A conjugated linoleic acid-enriched beef diet attenuates lipopolysaccharide-induced inflammation in mice in part through PPARgamma-mediated suppression of toll-like receptor 4.

Conjugated linoleic acid (CLA) is a PUFA found in beef and dairy products that has immunoregulatory properties. The level of CLA in beef can be enhanced by feeding cattle fresh grass rather than concentrates. This study determined the effect of feeding a high-CLA beef diet on inflammation in an in vivo model of septic shock. Mice were fed a high-CLA beef (4.3% total fatty acid composition) or low-CLA beef diet (0.84% total fatty acid composition) for 6 wk. Lipopolysaccharide (LPS; 3 microg) or sterile PBS was injected i.v. and serum was harvested 6 h after injection. Serum interleukin (IL)-1beta, IL-12p70, IL-12p40, and interferon-gamma concentrations were significantly reduced in response to the LPS challenge in the high-CLA beef diet group. Bone marrow-derived dendritic cells (BMDC) from the high-CLA beef diet group had significantly less IL-12 and more IL-10 in response to ex vivo LPS stimulation. Furthermore, toll-like receptor 4 (TLR4) and CD14 protein and mRNA expression on BMDC was significantly attenuated in the high-CLA compared with the low-CLA beef diet group. Complimentary in vitro experiments to determine the specificity of the effect showed that synthetic cis9, trans11-CLA suppressed surface expression of CD14 and TLR4 on BMDC. Treatment with the PPARgamma inhibitor GW9662 partially reversed TLR4 expression in immature BMDC. The results of this study demonstrate that feeding a diet enriched in high-beef CLA exerts profound antiinflammatory effects in vivo within the context of LPS-induced sepsis. In addition, downregulation of BMDC TLR4 is mediated through induction of PPARgamma.

Conjugated linoleic acid suppresses NF-kappa B activation and IL-12 production in dendritic cells through ERK-mediated IL-10 induction.

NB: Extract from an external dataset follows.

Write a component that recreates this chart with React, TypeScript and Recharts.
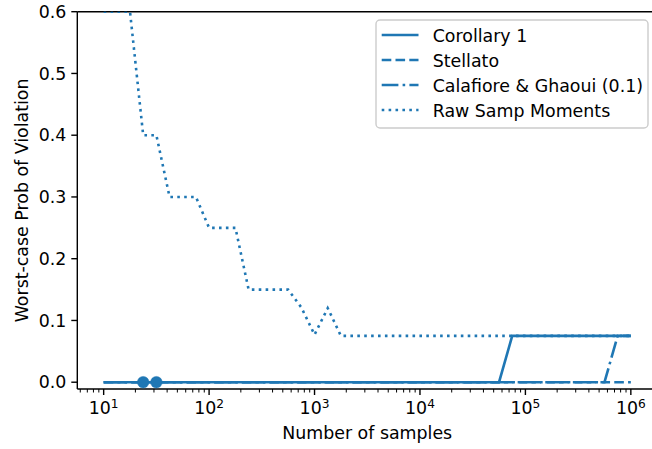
import React from 'react';
import { ComposedChart, Line, XAxis, YAxis, ReferenceLine, Legend } from 'recharts';

const samples = [
  10, 13.34, 17.78, 23.71, 31.62, 42.17, 56.23, 74.99, 100, 133.4, 177.8, 237.1, 316.2, 421.7,
  562.3, 749.9, 1000, 1334, 1778, 2371, 3162, 4217, 5623, 7499, 10000, 13335, 17783, 23714,
  31623, 42170, 56234, 74989, 100000, 133352, 177828, 237137, 316228, 421697, 562341, 749894,
  1000000,
];

const corollary = [
  0, 0, 0, 0, 0, 0, 0, 0, 0, 0, 0, 0, 0, 0, 0, 0, 0, 0, 0, 0, 0, 0, 0, 0, 0, 0, 0, 0, 0, 0, 0,
  0.075, 0.075, 0.075, 0.075, 0.075, 0.075, 0.075, 0.075, 0.075, 0.075,
];

const stellato = [
  0, 0, 0, 0, 0, 0, 0, 0, 0, 0, 0, 0, 0, 0, 0, 0, 0, 0, 0, 0, 0, 0, 0, 0, 0, 0, 0, 0, 0, 0, 0,
  0, 0, 0, 0, 0, 0, 0, 0, 0, 0,
];

const calafiore = [
  0, 0, 0, 0, 0, 0, 0, 0, 0, 0, 0, 0, 0, 0, 0, 0, 0, 0, 0, 0, 0, 0, 0, 0, 0, 0, 0, 0, 0, 0, 0,
  0, 0, 0, 0, 0, 0, 0, 0, 0.075, 0.075,
];

const rawMoments = [
  0.6, 0.6, 0.6, 0.4, 0.4, 0.3, 0.3, 0.3, 0.25, 0.25, 0.25, 0.15, 0.15, 0.15, 0.15, 0.121, 0.077,
  0.12, 0.075, 0.075, 0.075, 0.075, 0.075, 0.075, 0.075, 0.075, 0.075, 0.075, 0.075, 0.075, 0.075,
  0.075, 0.075, 0.075, 0.075, 0.075, 0.075, 0.075, 0.075, 0.075, 0.075,
];

const markerValues: (number | null)[] = [
  null, null, null, 0, 0, null, null, null, null, null, null, null, null, null, null, null, null,
  null, null, null, null, null, null, null, null, null, null, null, null, null, null, null, null,
  null, null, null, null, null, null, null, null,
];

const seriesNames = ['Corollary 1', 'Stellato', 'Calafiore & Ghaoui (0.1)', 'Raw Samp Moments'];
const seriesKeys = ['corollary', 'stellato', 'calafiore', 'raw'];

const xMajorTicks = [10, 100, 1000, 10000, 100000, 1000000];
const xMinorTicks = [
  6, 7, 8, 9, 20, 30, 40, 50, 60, 70, 80, 90, 200, 300, 400, 500, 600, 700, 800, 900, 2000, 3000,
  4000, 5000, 6000, 7000, 8000, 9000, 20000, 30000, 40000, 50000, 60000, 70000, 80000, 90000,
  200000, 300000, 400000, 500000, 600000, 700000, 800000, 900000,
];
const yTicks = [0, 0.1, 0.2, 0.3, 0.4, 0.5, 0.6];

const COLOR = '#1f77b4';
const FONT = 'DejaVu Sans, sans-serif';
const LW = 2.6;
const dashes = ['', '9.6 4.2', '16.7 4.2 2.6 4.2', '2.6 4.3'];

const data = samples.map((x, i) => ({
  x,
  corollary: corollary[i],
  stellato: stellato[i],
  calafiore: calafiore[i],
  raw: rawMoments[i],
  marker: markerValues[i],
}));

const XTick = (props: any) => {
  const { x, y, payload } = props;
  const v = payload.value;
  const isMajor = xMajorTicks.includes(v);
  const exp = Math.round(Math.log10(v));
  return (
    <g>
      <line
        x1={x}
        x2={x}
        y1={y}
        y2={y + (isMajor ? 6 : 3.5)}
        stroke="#000"
        strokeWidth={isMajor ? 1.4 : 1.0}
      />
      {isMajor && (
        <text x={x} y={y + 25.3} textAnchor="middle" fontSize={17.4} fontFamily={FONT} fill="#000">
          10
          <tspan dy={-6.5} fontSize={12.2}>
            {exp}
          </tspan>
        </text>
      )}
    </g>
  );
};

const LegendBox = () => (
  <svg width={276} height={112} style={{ display: 'block' }}>
    <rect
      x={1}
      y={1}
      width={272}
      height={108}
      rx={4}
      ry={4}
      fill="#ffffff"
      fillOpacity={0.8}
      stroke="#cccccc"
      strokeWidth={1.4}
    />
    {seriesNames.map((name, i) => (
      <g key={name}>
        <line
          x1={6.7}
          x2={43.5}
          y1={16 + i * 25}
          y2={16 + i * 25}
          stroke={COLOR}
          strokeWidth={LW}
          strokeDasharray={dashes[i] || undefined}
        />
        <text x={57.7} y={22.7 + i * 25} fontSize={17.4} fontFamily={FONT} fill="#000">
          {name}
        </text>
      </g>
    ))}
  </svg>
);

export default function App() {
  return (
    <div style={{ position: 'absolute', left: 0, top: 0, width: 652, height: 449, overflow: 'hidden', background: '#fff' }}>
      <ComposedChart
        width={660}
        height={449}
        data={data}
        margin={{ top: 11.7, right: 2.8, bottom: 0, left: 0 }}
      >
        <XAxis
          dataKey="x"
          type="number"
          scale="log"
          domain={[Math.pow(10, 0.75), Math.pow(10, 6.25)]}
          allowDataOverflow
          ticks={[...xMajorTicks, ...xMinorTicks]}
          interval={0}
          tick={<XTick />}
          tickLine={false}
          tickSize={0}
          tickMargin={0}
          height={60}
          axisLine={{ stroke: '#000', strokeWidth: 1.4 }}
          label={{
            content: () => (
              <text x={367.2} y={439} textAnchor="middle" fontSize={17.4} fontFamily={FONT} fill="#000">
                Number of samples
              </text>
            ),
          }}
        />
        <YAxis
          type="number"
          domain={[-0.011, 0.6]}
          allowDataOverflow
          ticks={yTicks}
          interval={0}
          width={77.3}
          tickFormatter={(v: number) => v.toFixed(1)}
          tick={{ fontSize: 17.4, fill: '#000', fontFamily: FONT }}
          tickLine={{ stroke: '#000', strokeWidth: 1.4 }}
          tickSize={6}
          tickMargin={5}
          axisLine={{ stroke: '#000', strokeWidth: 1.4 }}
          label={{
            content: () => (
              <text
                x={28}
                y={200.4}
                transform="rotate(-90 28 200.4)"
                textAnchor="middle"
                fontSize={17.4}
                fontFamily={FONT}
                fill="#000"
              >
                Worst-case Prob of Violation
              </text>
            ),
          }}
        />
        <ReferenceLine y={0.6} stroke="#000" strokeWidth={1.4} ifOverflow="extendDomain" />
        <ReferenceLine x={Math.pow(10, 6.25)} stroke="#000" strokeWidth={1.4} />
        {seriesKeys.map((k, i) => (
          <Line
            key={k}
            dataKey={k}
            name={seriesNames[i]}
            type="linear"
            stroke={COLOR}
            strokeWidth={LW}
            strokeDasharray={dashes[i] || undefined}
            dot={false}
            activeDot={false}
            isAnimationActive={false}
          />
        ))}
        <Line
          dataKey="marker"
          type="linear"
          stroke="none"
          legendType="none"
          dot={{ r: 5.8, fill: COLOR, stroke: COLOR, strokeWidth: 0.5 }}
          activeDot={false}
          connectNulls={false}
          isAnimationActive={false}
        />
        <Legend
          layout="horizontal"
          verticalAlign="middle"
          align="center"
          content={<LegendBox />}
          wrapperStyle={{ position: 'absolute', left: 375, top: 19, width: 276, height: 112 }}
        />
      </ComposedChart>
    </div>
  );
}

Polyunsaturated fatty acids (PUFA) have been shown to modulate immune responses and have therapeutic effects in inflammatory disorders. However, the influence of PUFA on dendritic cells (DC), key cells of the innate immune system in shaping adaptive immune responses, has not yet been defined. In this study, we examine the effects of the cis-9, trans-11 isomer of conjugated linoleic acid (c9, t11-CLA), a dietary PUFA found in meat and dairy products, on murine DC activation. Treatment of DC with c9, t11-CLA suppressed LPS-induced IL-12, enhanced IL-10R expression, and enhanced IL-10 production at the transcriptional and protein level. The suppression of IL-12 by c9, t11-CLA was found to be IL-10 dependent. We investigated the involvement of the MAPK, ERK, and the transcription factor, NF-kappaB, in this IL-10-mediated effect. c9, t11-CLA enhanced ERK activation after LPS stimulation, and inhibition of ERK resulted in abrogation of IL-10 and recovery of IL-12 production. c9, t11-CLA decreased NF-kappaB:DNA binding after LPS stimulation, which was concomitant with delayed translocation of NF-kappaBp65 into the nucleus and an increase in IkappaBalpha. These effects were reversed by addition of a neutralizing anti-IL-10 Ab. Our findings demonstrate that c9, t11-CLA suppresses IL-12 production by LPS-stimulated DC by ERK mediated IL-10-induction. Furthermore, these IL-10-mediated effects are dependent on inhibition of NF-kappaB activation. This is the first study to demonstrate that c9, t11-CLA can enhance transcription and production of the anti-inflammatory cytokine IL-10, while inhibiting the Th1-promoting cytokine IL-12, and may explain certain of its immunosuppressive properties.